## start Given data

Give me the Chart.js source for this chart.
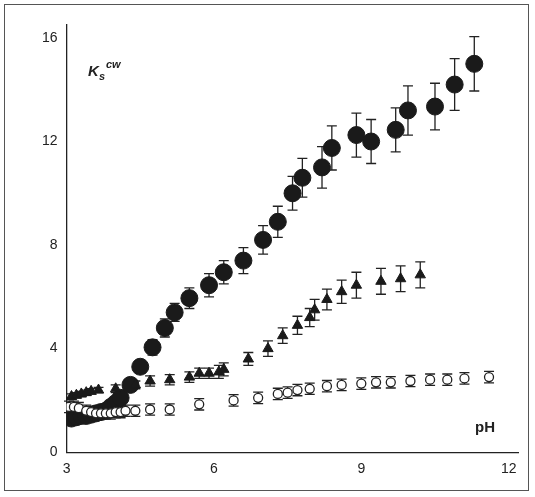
<!DOCTYPE html>
<html>
<head>
<meta charset="utf-8">
<script src="https://cdn.jsdelivr.net/npm/chart.js@4"></script>
<style>
  body { margin: 0; background: #fff; }
  #wrap { position: absolute; left: 4px; top: 4px; width: 525px; height: 487px; border: 1px solid #555; box-sizing: border-box; }
</style>
</head>
<body>
<div id="wrap"><canvas id="c"></canvas></div>
<script>
// Datos: pH, Ks y semiancho de la barra de error
const filledPH = [3.1,3.2,3.3,3.4,3.5,3.6,3.7,3.8,3.9,4.0,4.1,4.3,4.5,4.75,5.0,5.2,5.5,5.9,6.2,6.6,7.0,7.3,7.6,7.8,8.2,8.4,8.9,9.2,9.7,9.95,10.5,10.9,11.3];
const filledK  = [1.3,1.35,1.4,1.4,1.45,1.5,1.55,1.6,1.75,1.9,2.1,2.6,3.3,4.05,4.8,5.4,5.95,6.45,6.95,7.4,8.2,8.9,10.0,10.6,11.0,11.75,12.25,12.0,12.45,13.2,13.35,14.2,15.0];
const filledErr = [0.1,0.1,0.1,0.1,0.1,0.1,0.1,0.1,0.15,0.15,0.2,0.2,0.25,0.3,0.35,0.35,0.4,0.45,0.45,0.5,0.55,0.6,0.65,0.75,0.8,0.85,0.85,0.85,0.85,0.95,0.9,1.0,1.05];

const triPH = [3.1,3.2,3.3,3.4,3.5,3.65,4.0,4.4,4.7,5.1,5.5,5.7,5.9,6.1,6.2,6.7,7.1,7.4,7.7,7.95,8.05,8.3,8.6,8.9,9.4,9.8,10.2];
const triK  = [2.15,2.2,2.25,2.3,2.35,2.4,2.45,2.6,2.75,2.8,2.9,3.05,3.05,3.1,3.2,3.6,4.0,4.5,4.9,5.2,5.5,5.9,6.2,6.45,6.6,6.7,6.85];
const triErr = [0.1,0.1,0.1,0.1,0.1,0.1,0.15,0.15,0.2,0.2,0.2,0.2,0.2,0.25,0.25,0.25,0.3,0.3,0.35,0.35,0.4,0.4,0.45,0.5,0.5,0.5,0.5];

const openPH = [3.05,3.15,3.25,3.4,3.5,3.6,3.7,3.8,3.9,4.0,4.1,4.2,4.4,4.7,5.1,5.7,6.4,6.9,7.3,7.5,7.7,7.95,8.3,8.6,9.0,9.3,9.6,10.0,10.4,10.75,11.1,11.6];
const openK  = [1.75,1.75,1.7,1.6,1.55,1.5,1.5,1.5,1.5,1.55,1.55,1.6,1.6,1.65,1.65,1.85,2.0,2.1,2.25,2.3,2.4,2.45,2.55,2.6,2.65,2.7,2.7,2.75,2.8,2.8,2.85,2.9];
const openErr = 0.22;

const xTicks = [3, 6, 9, 12];
const yTicks = [0, 4, 8, 12, 16];

function pts(xs, ys, errs) {
    return xs.map((x, i) => ({ x: x, y: ys[i], e: Array.isArray(errs) ? errs[i] : errs }));
}

// Barras de error con tope
const errorBars = {
    id: 'errorBars',
    beforeDatasetsDraw(chart) {
        const { ctx, scales: { x, y } } = chart;
        ctx.save();
        ctx.strokeStyle = '#222';
        ctx.lineWidth = 1.3;
        chart.data.datasets.forEach(ds => {
            ds.data.forEach(p => {
                const px = x.getPixelForValue(p.x);
                const top = y.getPixelForValue(p.y + p.e);
                const bot = y.getPixelForValue(p.y - p.e);
                ctx.beginPath();
                ctx.moveTo(px, top); ctx.lineTo(px, bot);
                ctx.moveTo(px - 5, top); ctx.lineTo(px + 5, top);
                ctx.moveTo(px - 5, bot); ctx.lineTo(px + 5, bot);
                ctx.stroke();
            });
        });
        ctx.restore();
    }
};

const labels = {
    id: 'labels',
    afterDraw(chart) {
        const { ctx } = chart;
        ctx.save();
        ctx.fillStyle = '#222';
        ctx.font = "italic bold 15px 'Liberation Sans', Arial, sans-serif";
        ctx.fillText('K', 83, 71);
        ctx.font = "italic bold 11px 'Liberation Sans', Arial, sans-serif";
        ctx.fillText('s', 94, 75);
        ctx.fillText('cw', 101, 63);
        ctx.font = "bold 15px 'Liberation Sans', Arial, sans-serif";
        ctx.fillText('pH', 470, 427);
        ctx.restore();
    }
};

new Chart(document.getElementById('c'), {
    type: 'scatter',
    data: {
        datasets: [
            { data: pts(openPH, openK, openErr), pointStyle: 'circle', pointRadius: 4.5, borderColor: '#222', borderWidth: 1.3, backgroundColor: '#fff' },
            { data: pts(triPH, triK, triErr), pointStyle: 'triangle', pointRadius: 6, borderColor: '#1a1a1a', borderWidth: 1, backgroundColor: '#1a1a1a' },
            { data: pts(filledPH, filledK, filledErr), pointStyle: 'circle', pointRadius: 8.5, borderColor: '#1a1a1a', borderWidth: 1, backgroundColor: '#1a1a1a' }
        ]
    },
    options: {
        responsive: true,
        maintainAspectRatio: false,
        animation: false,
        layout: { padding: { top: 20, right: 0, left: 34, bottom: 9 } },
        plugins: { legend: { display: false }, tooltip: { enabled: false } },
        scales: {
            x: {
                type: 'linear', min: 3, max: 12.2,
                afterBuildTicks: ax => { ax.ticks = xTicks.map(v => ({ value: v })); },
                grid: { display: false, drawTicks: true, tickLength: 6 },
                border: { color: '#222', width: 1.3 },
                ticks: { color: '#222', font: { size: 14, family: "'Liberation Sans', Arial" } }
            },
            y: {
                min: 0, max: 16.5,
                afterBuildTicks: ax => { ax.ticks = yTicks.map(v => ({ value: v })); },
                grid: { display: false, tickLength: 6 },
                border: { color: '#222', width: 1.3 },
                ticks: { color: '#222', font: { size: 14, family: "'Liberation Sans', Arial" } }
            }
        }
    },
    plugins: [errorBars, labels]
});
</script>
</body>
</html>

## end Given data

Requirement |
Reproduce the listing above exactly, excluding all pictures.

Output below |
Give me the Chart.js source for this chart.
<!DOCTYPE html>
<html>
<head>
<meta charset="utf-8">
<script src="https://cdn.jsdelivr.net/npm/chart.js@4"></script>
<style>
  body { margin: 0; background: #fff; }
  #wrap { position: absolute; left: 4px; top: 4px; width: 525px; height: 487px; border: 1px solid #555; box-sizing: border-box; }
</style>
</head>
<body>
<div id="wrap"><canvas id="c"></canvas></div>
<script>
// Datos: pH, Ks y semiancho de la barra de error
const filledPH = [3.1,3.2,3.3,3.4,3.5,3.6,3.7,3.8,3.9,4.0,4.1,4.3,4.5,4.75,5.0,5.2,5.5,5.9,6.2,6.6,7.0,7.3,7.6,7.8,8.2,8.4,8.9,9.2,9.7,9.95,10.5,10.9,11.3];
const filledK  = [1.3,1.35,1.4,1.4,1.45,1.5,1.55,1.6,1.75,1.9,2.1,2.6,3.3,4.05,4.8,5.4,5.95,6.45,6.95,7.4,8.2,8.9,10.0,10.6,11.0,11.75,12.25,12.0,12.45,13.2,13.35,14.2,15.0];
const filledErr = [0.1,0.1,0.1,0.1,0.1,0.1,0.1,0.1,0.15,0.15,0.2,0.2,0.25,0.3,0.35,0.35,0.4,0.45,0.45,0.5,0.55,0.6,0.65,0.75,0.8,0.85,0.85,0.85,0.85,0.95,0.9,1.0,1.05];

const triPH = [3.1,3.2,3.3,3.4,3.5,3.65,4.0,4.4,4.7,5.1,5.5,5.7,5.9,6.1,6.2,6.7,7.1,7.4,7.7,7.95,8.05,8.3,8.6,8.9,9.4,9.8,10.2];
const triK  = [2.15,2.2,2.25,2.3,2.35,2.4,2.45,2.6,2.75,2.8,2.9,3.05,3.05,3.1,3.2,3.6,4.0,4.5,4.9,5.2,5.5,5.9,6.2,6.45,6.6,6.7,6.85];
const triErr = [0.1,0.1,0.1,0.1,0.1,0.1,0.15,0.15,0.2,0.2,0.2,0.2,0.2,0.25,0.25,0.25,0.3,0.3,0.35,0.35,0.4,0.4,0.45,0.5,0.5,0.5,0.5];

const openPH = [3.05,3.15,3.25,3.4,3.5,3.6,3.7,3.8,3.9,4.0,4.1,4.2,4.4,4.7,5.1,5.7,6.4,6.9,7.3,7.5,7.7,7.95,8.3,8.6,9.0,9.3,9.6,10.0,10.4,10.75,11.1,11.6];
const openK  = [1.75,1.75,1.7,1.6,1.55,1.5,1.5,1.5,1.5,1.55,1.55,1.6,1.6,1.65,1.65,1.85,2.0,2.1,2.25,2.3,2.4,2.45,2.55,2.6,2.65,2.7,2.7,2.75,2.8,2.8,2.85,2.9];
const openErr = 0.22;

const xTicks = [3, 6, 9, 12];
const yTicks = [0, 4, 8, 12, 16];

function pts(xs, ys, errs) {
    return xs.map((x, i) => ({ x: x, y: ys[i], e: Array.isArray(errs) ? errs[i] : errs }));
}

// Barras de error con tope
const errorBars = {
    id: 'errorBars',
    beforeDatasetsDraw(chart) {
        const { ctx, scales: { x, y } } = chart;
        ctx.save();
        ctx.strokeStyle = '#222';
        ctx.lineWidth = 1.3;
        chart.data.datasets.forEach(ds => {
            ds.data.forEach(p => {
                const px = x.getPixelForValue(p.x);
                const top = y.getPixelForValue(p.y + p.e);
                const bot = y.getPixelForValue(p.y - p.e);
                ctx.beginPath();
                ctx.moveTo(px, top); ctx.lineTo(px, bot);
                ctx.moveTo(px - 5, top); ctx.lineTo(px + 5, top);
                ctx.moveTo(px - 5, bot); ctx.lineTo(px + 5, bot);
                ctx.stroke();
            });
        });
        ctx.restore();
    }
};

const labels = {
    id: 'labels',
    afterDraw(chart) {
        const { ctx } = chart;
        ctx.save();
        ctx.fillStyle = '#222';
        ctx.font = "italic bold 15px 'Liberation Sans', Arial, sans-serif";
        ctx.fillText('K', 83, 71);
        ctx.font = "italic bold 11px 'Liberation Sans', Arial, sans-serif";
        ctx.fillText('s', 94, 75);
        ctx.fillText('cw', 101, 63);
        ctx.font = "bold 15px 'Liberation Sans', Arial, sans-serif";
        ctx.fillText('pH', 470, 427);
        ctx.restore();
    }
};

new Chart(document.getElementById('c'), {
    type: 'scatter',
    data: {
        datasets: [
            { data: pts(openPH, openK, openErr), pointStyle: 'circle', pointRadius: 4.5, borderColor: '#222', borderWidth: 1.3, backgroundColor: '#fff' },
            { data: pts(triPH, triK, triErr), pointStyle: 'triangle', pointRadius: 6, borderColor: '#1a1a1a', borderWidth: 1, backgroundColor: '#1a1a1a' },
            { data: pts(filledPH, filledK, filledErr), pointStyle: 'circle', pointRadius: 8.5, borderColor: '#1a1a1a', borderWidth: 1, backgroundColor: '#1a1a1a' }
        ]
    },
    options: {
        responsive: true,
        maintainAspectRatio: false,
        animation: false,
        layout: { padding: { top: 20, right: 0, left: 34, bottom: 9 } },
        plugins: { legend: { display: false }, tooltip: { enabled: false } },
        scales: {
            x: {
                type: 'linear', min: 3, max: 12.2,
                afterBuildTicks: ax => { ax.ticks = xTicks.map(v => ({ value: v })); },
                grid: { display: false, drawTicks: true, tickLength: 6 },
                border: { color: '#222', width: 1.3 },
                ticks: { color: '#222', font: { size: 14, family: "'Liberation Sans', Arial" } }
            },
            y: {
                min: 0, max: 16.5,
                afterBuildTicks: ax => { ax.ticks = yTicks.map(v => ({ value: v })); },
                grid: { display: false, tickLength: 6 },
                border: { color: '#222', width: 1.3 },
                ticks: { color: '#222', font: { size: 14, family: "'Liberation Sans', Arial" } }
            }
        }
    },
    plugins: [errorBars, labels]
});
</script>
</body>
</html>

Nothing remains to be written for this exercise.